## Start Data supplied

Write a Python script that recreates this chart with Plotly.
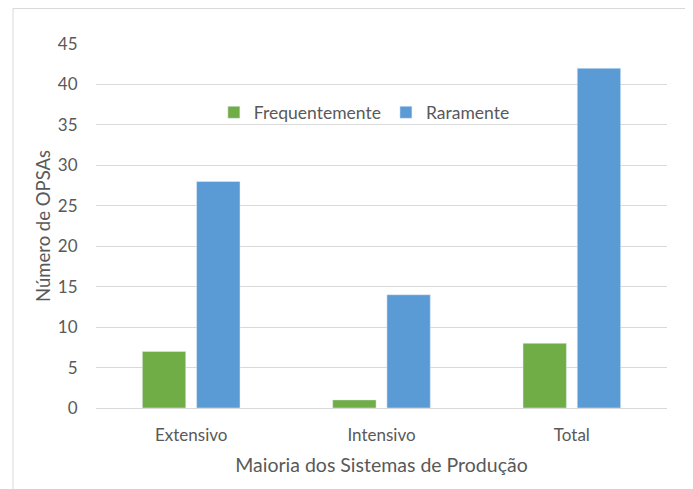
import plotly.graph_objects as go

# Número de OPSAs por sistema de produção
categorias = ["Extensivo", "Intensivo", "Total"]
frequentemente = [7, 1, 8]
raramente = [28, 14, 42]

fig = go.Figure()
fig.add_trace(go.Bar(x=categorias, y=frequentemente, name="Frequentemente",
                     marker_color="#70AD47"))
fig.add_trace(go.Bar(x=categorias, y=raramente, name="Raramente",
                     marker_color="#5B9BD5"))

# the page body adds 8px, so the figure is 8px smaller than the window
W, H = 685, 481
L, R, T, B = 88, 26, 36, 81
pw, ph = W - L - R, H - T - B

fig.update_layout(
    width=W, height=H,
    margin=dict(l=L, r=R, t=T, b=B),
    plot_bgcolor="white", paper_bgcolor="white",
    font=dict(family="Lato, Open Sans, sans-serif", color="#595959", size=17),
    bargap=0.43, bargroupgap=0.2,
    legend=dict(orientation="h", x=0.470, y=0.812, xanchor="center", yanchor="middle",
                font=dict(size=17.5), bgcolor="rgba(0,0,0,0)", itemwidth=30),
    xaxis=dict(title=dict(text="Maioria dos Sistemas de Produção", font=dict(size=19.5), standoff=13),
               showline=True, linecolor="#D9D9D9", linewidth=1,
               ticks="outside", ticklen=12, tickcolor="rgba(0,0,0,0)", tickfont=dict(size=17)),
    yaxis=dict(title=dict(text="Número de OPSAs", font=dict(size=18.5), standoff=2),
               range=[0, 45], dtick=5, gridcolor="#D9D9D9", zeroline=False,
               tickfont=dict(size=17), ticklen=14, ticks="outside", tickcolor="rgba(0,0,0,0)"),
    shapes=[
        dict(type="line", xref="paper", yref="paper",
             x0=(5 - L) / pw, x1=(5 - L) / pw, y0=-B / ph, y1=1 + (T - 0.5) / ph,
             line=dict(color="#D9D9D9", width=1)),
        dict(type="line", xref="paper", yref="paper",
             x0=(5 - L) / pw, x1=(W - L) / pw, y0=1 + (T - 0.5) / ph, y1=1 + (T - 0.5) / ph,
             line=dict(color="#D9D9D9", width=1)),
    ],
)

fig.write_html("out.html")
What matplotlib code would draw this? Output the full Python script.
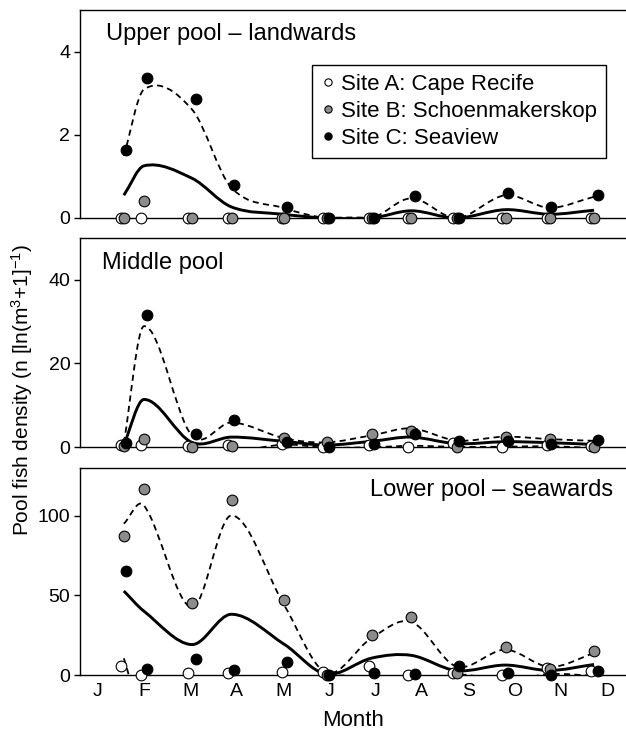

## End Data supplied

How many lines of the listing above include the word "Python"? State the number and nothing else.

▶ _Answer below_
2